DOW JONES NEWSWIRES
Ralcorp Holdings Inc. (RAH) said Thursday it plans to spin off
the company's cereal manufacturer Post Foods, a move the food maker
said will allow the businesses to better focus on their brands.
The move also represents an additional rebuff to a takeover
effort by ConAgra Foods Inc. (CAG).
"The margin and cash flow profile of Post Foods is quite
different than Ralcorp's private brand business, and there are many
unique development opportunities for this business," said Ralcorp
Chairman William P. Stiritz.
Meanwhile, the company separately offered a weak outlook for the
fiscal third quarter and trimmed its full-year view due to
lower-than-expected branded cereal volumes and a jump in raw
materials for private-branded offerings that outpaced price
increases.
Ralcorp's shares slid 4.2% to $83 in after-hours trading, while
ConAgra's dropped 5.6% to $24.79.
The move to split Ralcorp comes after the company in May
rejected a $4.9 billion buyout offer from ConAgra, which said the
$86 a share offer wasn't in the best interest of shareholders.
ConAgra had said it remained interested in speaking with Ralcorp
about a potential deal. A ConAgra spokeswoman wasn't immediately
available to comment on Ralcorp's plan.
Ralcorp intends to complete the separation in four to six
months, in which Post Foods--the manufacturer of Honey Bunches of
Oats, Grape-Nuts and Post Raisin Bran--will be spun off to Ralcorp
shareholders in a tax-free transaction.
Following completion of the transaction, Ralcorp will continue
to trade on the New York Stock Exchange and Post Foods also is
expected to be listed on the NYSE.
Post Foods is the third-largest branded ready-to-eat cereal
manufacturer with net sales of $958 million in the trailing 12
months ended March 31. The segment's profit totaled $223 million
for the same period.
Upon completion of the planned separation, Stiritz will serve as
chairman of Post Foods while J. Patrick Mulcahy, vice chairman,
will serve as chairman of Ralcorp. Co-Chief Executive and President
Dave Skarie will retire at the end of the year, while the other
co-CEO and president, Kevin Hunt, will solely assume responsibility
for those roles upon completion of the separation.
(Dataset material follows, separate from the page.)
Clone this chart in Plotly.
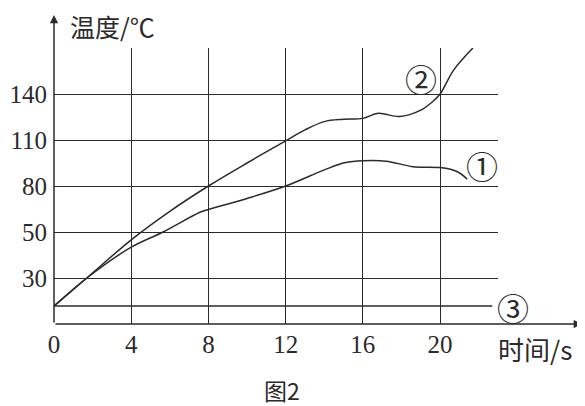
import numpy as np
import plotly.graph_objects as go

# time (s) and temperature (°C)
time_1 = [0, 1.7, 4, 5.65, 7.56, 8, 10, 12, 14, 15.1, 16, 17.2, 18.6, 20, 20.9, 21.4]
temp_1 = [11.7, 30, 43.4, 50, 62.9, 64.7, 71.9, 80, 90.5, 95.3, 96.5, 96.2, 92.6, 92, 89.3, 84.5]

time_2 = [0, 1.7, 4, 6, 8, 10, 12, 13, 14, 15, 16, 16.8, 17.9, 19, 19.6, 20, 20.7, 21.7]
temp_2 = [11.7, 30, 46.6, 63.5, 80, 95, 109.4, 116.6, 122, 123.5, 124.1, 127.4, 125.3, 129.5, 134.9, 140, 155.6, 170]

time_3 = [0, 22.7]
temp_3 = [11.7, 11.7]

x_ticks = [0, 4, 8, 12, 16, 20]
y_tick_temps = [0, 30, 50, 80, 110, 140, 170]   # the axis is not linear: equal steps per label
y_tick_text = ["", "30", "50", "80", "110", "140", ""]
y_tick_pos = list(range(len(y_tick_temps)))

def to_pos(t):
    return np.interp(t, y_tick_temps, y_tick_pos)

ink = "#2b2b2b"
serif = "'Liberation Serif', 'DejaVu Serif', serif"
cjk = "Noto Sans CJK SC"

fig = go.Figure()
for xs, ys in [(time_1, temp_1), (time_2, temp_2), (time_3, temp_3)]:
    fig.add_trace(go.Scatter(x=xs, y=to_pos(ys), mode="lines", line_shape="spline",
                             line=dict(color=ink, width=1.5), hoverinfo="skip", cliponaxis=False))

fig.update_xaxes(range=[0, 23], tickvals=x_ticks, showgrid=True, gridcolor=ink, gridwidth=1.2,
                 zeroline=False, showline=False, ticks="", ticklabelstandoff=3, automargin=False,
                 tickfont=dict(family=serif, size=25, color=ink))
fig.update_yaxes(range=[0, 6], tickvals=y_tick_pos[1:], ticktext=y_tick_text[1:],
                 showgrid=True, gridcolor=ink, gridwidth=1.2, zeroline=False, showline=False,
                 ticks="", ticklabelstandoff=6, automargin=False,
                 tickfont=dict(family=serif, size=25, color=ink))

# axes with arrows
fig.add_annotation(xref="paper", yref="y", x=1.189, y=0, ax=-528, ay=0, text="",
                   showarrow=True, arrowhead=2, arrowsize=1.1, arrowwidth=1.5, arrowcolor=ink)
fig.add_annotation(xref="x", yref="paper", x=0, y=1.12, ax=0, ay=309, text="",
                   showarrow=True, arrowhead=2, arrowsize=1.1, arrowwidth=1.5, arrowcolor=ink)

# curve labels
for xp, yp, lab in [(0.964, 0.577, "①"), (0.826, 0.893, "②"), (1.034, 0.063, "③")]:
    fig.add_annotation(xref="paper", yref="paper", x=xp, y=yp, xanchor="center", yanchor="middle",
                       text=lab, showarrow=False, font=dict(family=cjk, size=32, color=ink))

fig.add_annotation(xref="paper", yref="paper", x=0.031, y=1.08, xanchor="left", yanchor="middle",
                   text="温度/℃", showarrow=False, font=dict(family=cjk, size=25, color=ink))
fig.add_annotation(xref="paper", yref="paper", x=0.995, y=-0.087, xanchor="left", yanchor="middle",
                   text="时间/s", showarrow=False, font=dict(family=cjk, size=26, color=ink))
fig.add_annotation(xref="paper", yref="paper", x=0.513, y=-0.24, xanchor="center", yanchor="middle",
                   text="图2", showarrow=False, font=dict(family=cjk, size=23, color=ink))

# the page body adds an 8px offset, so the figure is 8px smaller than the window
fig.update_layout(width=577, height=398, margin=dict(l=46, r=87, t=40, b=82),
                  plot_bgcolor="white", paper_bgcolor="white", showlegend=False)

fig.write_html("out.html")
The company has also established a search committee to seek
candidates for the role of CEO of Post Foods.
Ralcorp sees adjusted third-quarter earnings of $1.13 to $1.18 a
share, below the $1.37 estimate of analysts polled by Thomson
Reuters.
For the year, the company now sees adjusted earnings of $5.20 to
$5.35 a share, down from its May estimate of $5.45 to $5.55.
Ralcorp reiterated that it expects recently accelerated
cost-cutting efforts to result in an additional $80 million to $100
million in operating profit over the next three fiscal years.